Most achingly-beautiful music


Ultimately, we listen to music to be moved, for example, to be elated, exulted, calmed or pained. Which are the 3 most affecting pieces of music do you find the most affecting?
hungryear
Rachmaninoff's Rhapsody on a Theme of Paganini (Rubinstein)
Gershwin's Rhapsody in Blue (Telarc)
My three choices are Ravel's String Quartet in F major by the Ad Libitum Quartet,Bela Bartok String Quartet No. 4 by the Juilliard String Quartet, and Shostakovich String Quartet No. 8 in C minor by the Emerson String Quartet.
One thing I have just learned about classical music is that one piece played by different musicians can affect you differently.The musicians that I named seem to play the pieces that I named just a bit more effectively than some others that I have heard.
1) Liszt - Benediction de Dieu dans la solitude. Favorite recording by Garrick Ohlsson on EMI/Angel, unfortunately OOP.
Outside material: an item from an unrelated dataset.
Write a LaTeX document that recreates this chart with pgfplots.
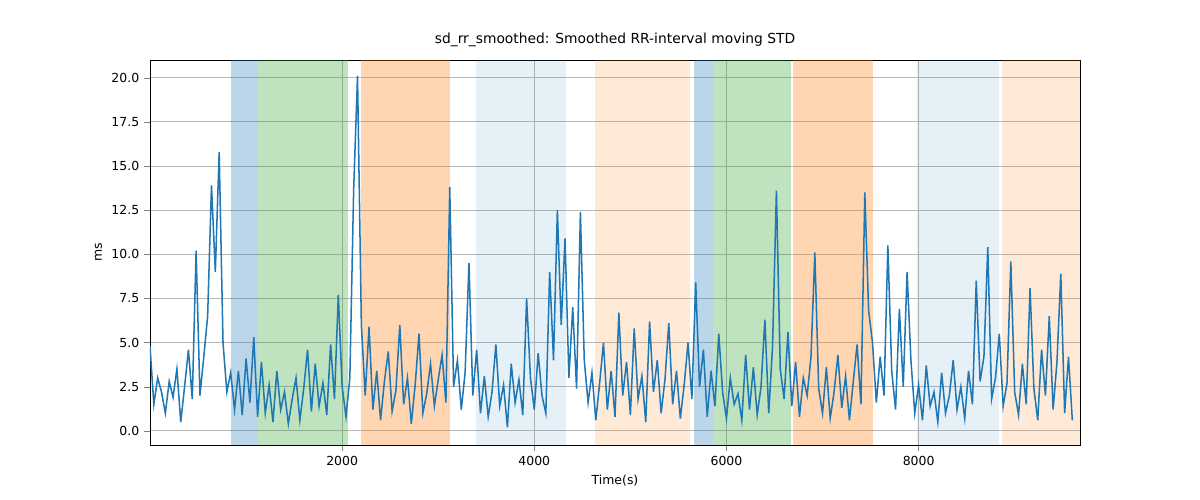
\documentclass[border=0pt]{standalone}
\usepackage{pgfplots}
\pgfplotsset{compat=1.18}
\usepackage{pgfplotstable}
\usepackage{fontspec}
\setmainfont{DejaVu Sans}
\definecolor{tb}{HTML}{1F77B4}
\definecolor{tg}{HTML}{2CA02C}
\definecolor{to}{HTML}{FF7F0E}
\pgfplotstableread{
y
4.8
1.5
3.0
2.2
1.0
2.8
1.9
3.5
0.5
2.5
4.6
1.8
10.2
2.0
4.2
6.5
13.9
9.0
15.8
5.0
2.2
3.3
1.2
3.4
0.9
4.1
1.6
5.3
0.8
3.9
1.0
2.6
0.5
3.4
1.2
2.2
0.4
1.8
3.0
0.6
2.4
4.6
1.1
3.8
1.4
2.7
0.9
4.9
1.8
7.7
2.5
0.8
3.0
13.7
20.1
6.0
2.0
5.9
1.2
3.4
0.6
2.8
4.5
1.1
2.3
6.0
1.5
3.0
0.4
2.6
5.5
1.0
2.1
3.8
1.4
2.9
4.3
1.6
13.8
2.5
4.0
1.2
3.3
9.5
2.0
4.6
1.0
3.1
0.8
2.2
4.9
1.4
2.6
0.2
3.8
1.6
2.9
0.9
7.5
3.0
1.2
4.4
2.0
1.0
9.0
4.0
12.5
6.0
10.9
3.0
7.0
2.4
12.4
4.0
1.6
3.3
0.6
2.7
5.0
1.2
3.4
0.8
6.7
2.0
3.9
0.9
5.8
1.8
3.1
0.5
6.2
2.2
4.0
1.0
2.9
6.1
1.5
3.4
0.7
2.6
5.0
1.8
8.4
2.5
4.6
0.8
3.4
1.4
5.5
2.2
0.7
3.0
1.5
2.1
0.6
4.3
1.2
3.6
0.9
2.5
6.3
1.0
4.8
13.6
3.5
1.8
5.6
1.4
3.9
0.8
3.0
2.0
4.2
10.1
2.4
1.0
3.6
0.7
2.2
4.3
1.3
3.1
0.6
2.8
4.9
1.5
13.5
6.8
5.0
1.6
4.2
2.0
10.5
3.4
1.2
6.9
2.5
9.0
4.0
1.0
2.6
0.6
3.7
1.4
2.2
0.5
3.3
1.0
2.0
4.0
1.2
2.5
0.7
3.4
1.5
8.5
2.8
4.2
10.4
1.8
3.0
5.5
1.4
2.7
9.6
2.2
0.9
3.8
1.5
8.1
2.4
0.6
4.6
2.0
6.5
1.2
3.9
8.9
1.0
4.2
0.6
}\data
\begin{document}
\begin{tikzpicture}
\path (-1.5in,-0.55in) rectangle (10.5in,4.45in);
\begin{axis}[at={(0,0)},anchor=south west,scale only axis,width=9.3in,height=3.85in,
xmin=0,xmax=9680,ymin=-0.8,ymax=21,
xtick={2000,4000,6000,8000},ytick={0,2.5,...,20},
xticklabel style={/pgf/number format/.cd,1000 sep={}},
yticklabel style={/pgf/number format/.cd,fixed,fixed zerofill,precision=1},
/pgf/number format/assume math mode=true,
grid=major,grid style={gray!55,line width=0.6pt},tick align=outside,
xtick pos=bottom,ytick pos=left,
xlabel={Time(s)},ylabel={ms},
title={sd\_rr\_smoothed: Smoothed RR-interval moving STD},
tick label style={font=\small},label style={font=\small},title style={font=\normalsize}]
\fill[tb,opacity=0.3] (axis cs:844,-0.8) rectangle (axis cs:1125,21);
\fill[tg,opacity=0.3] (axis cs:1125,-0.8) rectangle (axis cs:2063,21);
\fill[to,opacity=0.32] (axis cs:2198,-0.8) rectangle (axis cs:3125,21);
\fill[tb,opacity=0.11] (axis cs:3396,-0.8) rectangle (axis cs:4333,21);
\fill[to,opacity=0.16] (axis cs:4635,-0.8) rectangle (axis cs:5625,21);
\fill[tb,opacity=0.3] (axis cs:5667,-0.8) rectangle (axis cs:5865,21);
\fill[tg,opacity=0.3] (axis cs:5865,-0.8) rectangle (axis cs:6667,21);
\fill[to,opacity=0.32] (axis cs:6688,-0.8) rectangle (axis cs:7521,21);
\fill[tb,opacity=0.11] (axis cs:7979,-0.8) rectangle (axis cs:8833,21);
\fill[to,opacity=0.16] (axis cs:8865,-0.8) rectangle (axis cs:9680,21);
\addplot[tb,line width=1.1pt,no marks] table[x expr=\coordindex*40,y=y]{\data};
\end{axis}
\end{tikzpicture}
\end{document}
2) Durufle - Requiem. Robert Shaw, Telarc

3) Mozart - Ave Verum Corpus. Robert Shaw (again.) This should have been the closing theme for Amadeus...

4) Okay, so I cheated. Morten Lauridsen - Lux Aeterna. Paul Salamunovich with the Los Angeles Master Chorale. Proving (once again) Maestro Salamunovich to be the finest choral director ever to have graced our planet...

If these don't move you, you have no soul.
Rodrigo's "Concierto de Aranjuez" is simply The most haunting and beautiful melody I have ever heard...

Bach's "Air For the G String"

For popular music... any ballad played by the late cornetist Bobby Hackett (who can be heard on most Jackie Gleason recordings, "Music For Lovers Only", etc.)